Kita sedang hidup di zaman dekonstruksi (proses terkikisnya identitas dan/atau idealisme diri kita).  Suka atau tidak, dekonstruksi ini juga mempengaruhi perkembangan iman kita.  Pada masa ini, segala hal yang sifatnya ideal dipisahkan dari hal lainnya yang sifatnya buruk.  Lukisan mural George Washington, misalnya, ditimpa dan digambar ulang dengan lukisan lain karena dulu ia memiliki budak.  Semangat Bhinneka Tunggal Ika semakin terkikis oleh gerakan tribalisme (suatu keadaan yang diorganisir oleh kesukuan)  yang semakin fundamental.  Pada masa ini, tidak ada ide apapun yang tidak dikritisi, pun tidak ada pemikiran yang tidak menjadi obyek skeptisisme maupun dorongan untuk mengendalikan hasil akhirnya. 

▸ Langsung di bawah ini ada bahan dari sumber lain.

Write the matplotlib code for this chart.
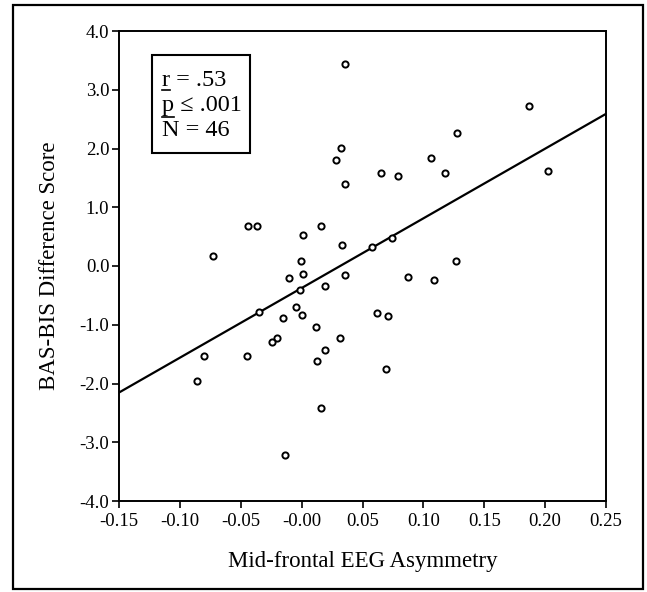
import numpy as np
import matplotlib
matplotlib.use('Agg')
import matplotlib.pyplot as plt
from matplotlib.patches import Rectangle
from matplotlib.lines import Line2D

plt.rcParams['font.family'] = ['Liberation Serif', 'DejaVu Serif']

# data
asymmetry = [0.036, 0.187, 0.128, 0.032, 0.028, 0.106, 0.065, 0.079, 0.118, 0.2026,
             0.0355, -0.0442, -0.0368, 0.016, 0.001, 0.033, 0.058, 0.074, -0.073, -0.0008,
             0.127, 0.0015, 0.036, 0.087, 0.109, -0.0107, 0.019, -0.0015, -0.0354, -0.005,
             0.0005, -0.015, 0.0615, 0.071, 0.012, 0.0317, -0.020, -0.0246, 0.0188, -0.0798,
             -0.045, 0.0124, 0.0697, -0.0856, 0.0158, -0.0134]
bas_bis = [3.43, 2.72, 2.26, 2.01, 1.80, 1.83, 1.59, 1.54, 1.59, 1.61,
           1.40, 0.68, 0.68, 0.68, 0.52, 0.365, 0.327, 0.48, 0.173, 0.083,
           0.083, -0.128, -0.147, -0.18, -0.23, -0.205, -0.346, -0.417, -0.776, -0.70,
           -0.83, -0.885, -0.795, -0.853, -1.04, -1.23, -1.22, -1.30, -1.436, -1.526,
           -1.53, -1.62, -1.756, -1.95, -2.41, -3.21]

x_ticks = [-0.15, -0.10, -0.05, 0.0, 0.05, 0.10, 0.15, 0.20, 0.25]
x_tick_labels = ['-0.15', '-0.10', '-0.05', '-0.00', '0.05', '0.10', '0.15', '0.20', '0.25']
y_ticks = [4.0, 3.0, 2.0, 1.0, 0.0, -1.0, -2.0, -3.0, -4.0]
y_tick_labels = ['4.0', '3.0', '2.0', '1.0', '0.0', '-1.0', '-2.0', '-3.0', '-4.0']
stats_lines = ['r = .53', 'p ≤ .001', 'N = 46']
underline_first = [True, True, False]

W, H = 647, 592
fig = plt.figure(figsize=(W / 100, H / 100), dpi=100)
ax = fig.add_axes([119 / W, 1 - 501 / H, (606 - 119) / W, (501 - 31) / H])

ax.scatter(asymmetry, bas_bis, s=20, facecolors='white', edgecolors='black',
           linewidths=1.4, zorder=3)

slope, intercept = np.polyfit(asymmetry, bas_bis, 1)
xl = np.array([-0.15, 0.25])
ax.plot(xl, slope * xl + intercept, color='black', lw=1.6, zorder=2)

ax.set_xlim(-0.15, 0.25)
ax.set_ylim(-4.0, 4.0)
ax.set_xticks(x_ticks)
ax.set_xticklabels(x_tick_labels)
ax.set_yticks(y_ticks)
ax.set_yticklabels(y_tick_labels)
ax.tick_params(direction='out', length=5, width=1.2, labelsize=13.5, pad=2,
               top=False, right=False)
ax.tick_params(axis='x', pad=4)
for sp in ax.spines.values():
    sp.set_linewidth(1.4)

ax.set_xlabel('Mid-frontal EEG Asymmetry', fontsize=16.5, labelpad=15)
ax.set_ylabel('BAS-BIS Difference Score', fontsize=16.5, labelpad=14)

# stats box
fig.patches.append(Rectangle((152 / W, 1 - 153 / H), 98 / W, 98 / H,
                             transform=fig.transFigure, fill=False,
                             edgecolor='black', lw=1.5))
renderer = fig.canvas.get_renderer()
for i, line in enumerate(stats_lines):
    x0, yb = 162 / W, 1 - (86 + 25 * i) / H
    fig.text(x0, yb, line, fontsize=17.5, va='baseline', ha='left')
    if underline_first[i]:
        t = fig.text(x0, yb, line[0], fontsize=17.5, va='baseline', ha='left', alpha=0)
        bb = t.get_window_extent(renderer)
        uy = yb - 4 / H if line[0] != 'p' else yb - 5.5 / H
        fig.add_artist(Line2D([bb.x0 / W, bb.x1 / W], [uy, uy],
                              transform=fig.transFigure, color='black', lw=1.2))

# outer frame
fig.patches.append(Rectangle((13 / W, 1 - 589 / H), 630 / W, 584 / H,
                             transform=fig.transFigure, fill=False,
                             edgecolor='black', lw=1.6))

fig.savefig('out.png', dpi=100)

Dalam lingkaran kekristenan, proses dekonstruksi mengambil bentuk yang sedikit berbeda.  Justru, keraguan dan kekecewaan dengan iman dianggap sebagai bentuk baru dari ‘pencerahan’, atau enlightenment.  Membagikan keraguan iman kita justru terdengar seolah-olah lebih autentik ketimbang membagikan keyakinan iman kita dengan penuh kepercayaan.  Kita melihat banyak pemimpin-pemimpin Kristen ‘melepaskan diri’ dari iman, seperti terlepas dari rantai yang tidak terlihat.  Hal ini melemahkan semangat kita dan ikut menimbulkan keraguan dalam diri kita sendiri.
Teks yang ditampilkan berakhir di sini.